Dot Wilkinson

Personal information
- Born: Dorothy Elsie Wilkinson October 9, 1921 South Phoenix, Phoenix, Arizona, U.S.
- Died: March 18, 2023 (aged 101) Phoenix, Arizona, U.S.

Sport
- Sport: Softball; ten-pin bowling;

= Dot Wilkinson =

American sports woman (1921–2023)

Dorothy Elsie Wilkinson (October 9, 1921 – March 18, 2023) was an American softball player and bowler, who is a member of the hall of fame in both sports.

==Life and career==
Wilkinson played softball from 1933 to 1965, helping her team, the Phoenix Ramblers, win the national title in 1940, 1948, and 1949. She was an All-American for 19 seasons as an amateur softball player.

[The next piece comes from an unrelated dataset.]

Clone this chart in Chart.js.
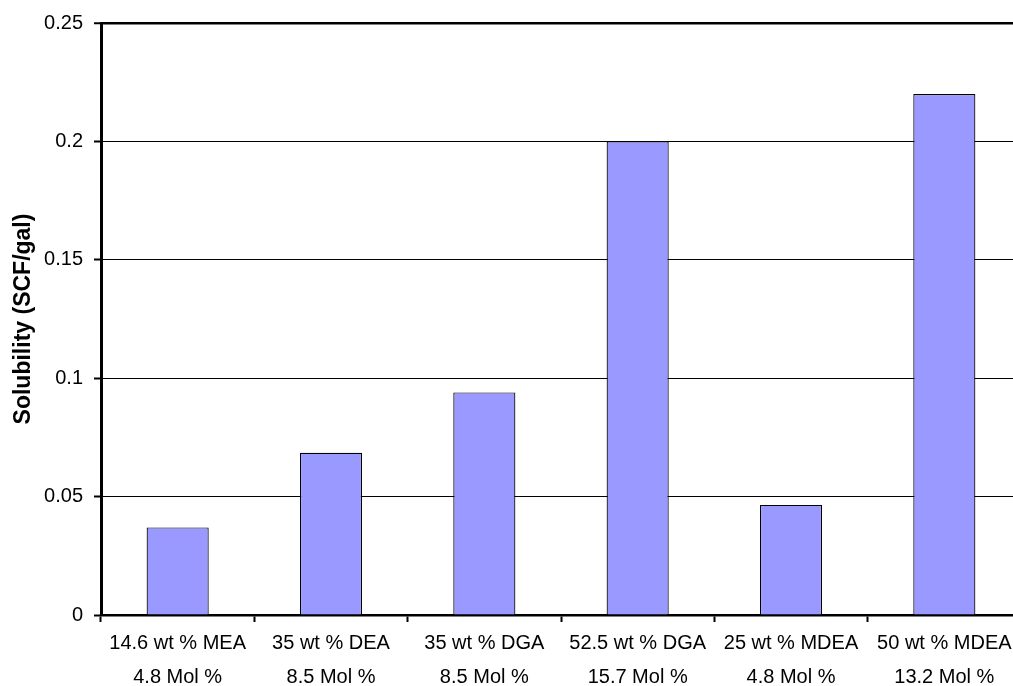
<!DOCTYPE html>
<html>
<head>
<meta charset="utf-8">
<title>Solubility by amine solution</title>
<script src="https://cdn.jsdelivr.net/npm/chart.js@4/dist/chart.umd.min.js"></script>
<style>
  html, body { margin: 0; padding: 0; background: #fff; overflow: hidden; }
  #wrap { width: 1013px; height: 686px; overflow: hidden; }
  canvas { display: block; }
</style>
</head>
<body>
<div id="wrap"><canvas id="chart" width="1021" height="686"></canvas></div>
<script>
// Amine solutions: weight percent (line 1) and mole percent (line 2)
const solutions = ['14.6 wt % MEA', '35 wt % DEA', '35 wt % DGA', '52.5 wt % DGA', '25 wt % MDEA', '50 wt % MDEA'];
const molePercent = ['4.8 Mol %', '8.5 Mol %', '8.5 Mol %', '15.7 Mol %', '4.8 Mol %', '13.2 Mol %'];
// Solubility in SCF per gallon
const solubility = [0.037, 0.0685, 0.094, 0.2, 0.0465, 0.22];
const yTicks = [0, 0.05, 0.1, 0.15, 0.2, 0.25];

const labels = solutions.map((s, i) => [s, molePercent[i]]);
const FONT = '"Liberation Sans", Arial, Helvetica, sans-serif';

new Chart(document.getElementById('chart'), {
  type: 'bar',
  data: {
    labels: labels,
    datasets: [{
      data: solubility,
      backgroundColor: '#9999FF',
      borderColor: '#000000',
      borderWidth: 1.2,
      barPercentage: 0.405,
      categoryPercentage: 1.0
    }]
  },
  options: {
    responsive: false,
    animation: false,
    devicePixelRatio: 1,
    layout: { padding: { top: 22, right: 0, bottom: 0, left: 0 } },
    plugins: { legend: { display: false }, tooltip: { enabled: false } },
    scales: {
      x: {
        afterFit: (s) => { s.height = 71; },
        border: { display: true, color: '#000', width: 2.5 },
        grid: {
          offset: true,
          drawOnChartArea: false,
          drawTicks: true,
          tickLength: 7,
          tickWidth: 2,
          tickColor: '#000'
        },
        ticks: {
          color: '#000',
          padding: 4,
          maxRotation: 0,
          autoSkip: false,
          font: { family: FONT, size: 20, lineHeight: 1.7 }
        }
      },
      y: {
        min: 0,
        max: 0.25,
        afterFit: (s) => { s.width = 101; },
        afterBuildTicks: (s) => { s.ticks = yTicks.map(v => ({ value: v })); },
        border: { display: true, color: '#000', width: 3 },
        grid: {
          color: '#000',
          lineWidth: (ctx) => (ctx.tick && ctx.tick.value === 0.25 ? 2.5 : 1),
          tickLength: 7,
          tickWidth: 2,
          tickColor: '#000'
        },
        ticks: {
          color: '#000',
          padding: 11,
          font: { family: FONT, size: 20 },
          callback: (v) => String(Math.round(v * 100) / 100)
        },
        title: {
          display: true,
          text: 'Solubility (SCF/gal)',
          color: '#000',
          padding: { top: 10, bottom: 0 },
          font: { family: FONT, size: 23, weight: 'bold' }
        }
      }
    }
  }
});
</script>
</body>
</html>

Among her feats, she batted an average of .455 in 1954, .450 in 1955, and .387 on the Ramblers championship runner up year of 1957. As a professional bowler, she won the Women's International Bowling Queen's Tournament (a bowling triple crown event) in 1962, and the WIBC singles in 1963.

Wilkinson was inducted into the National Softball Hall of Fame and Museum in Oklahoma City, Oklahoma in 1970, her first year of eligibility. She was inducted into the International Bowling Hall of Fame in Arlington, Texas in 1990. She occasionally attended high school, college, and tournament softball games in Arizona, where she and some of her former teammates were often honored. The Arizona Republic newspaper said she was eighth on a list of Arizona's all-time greatest athletes in 1999.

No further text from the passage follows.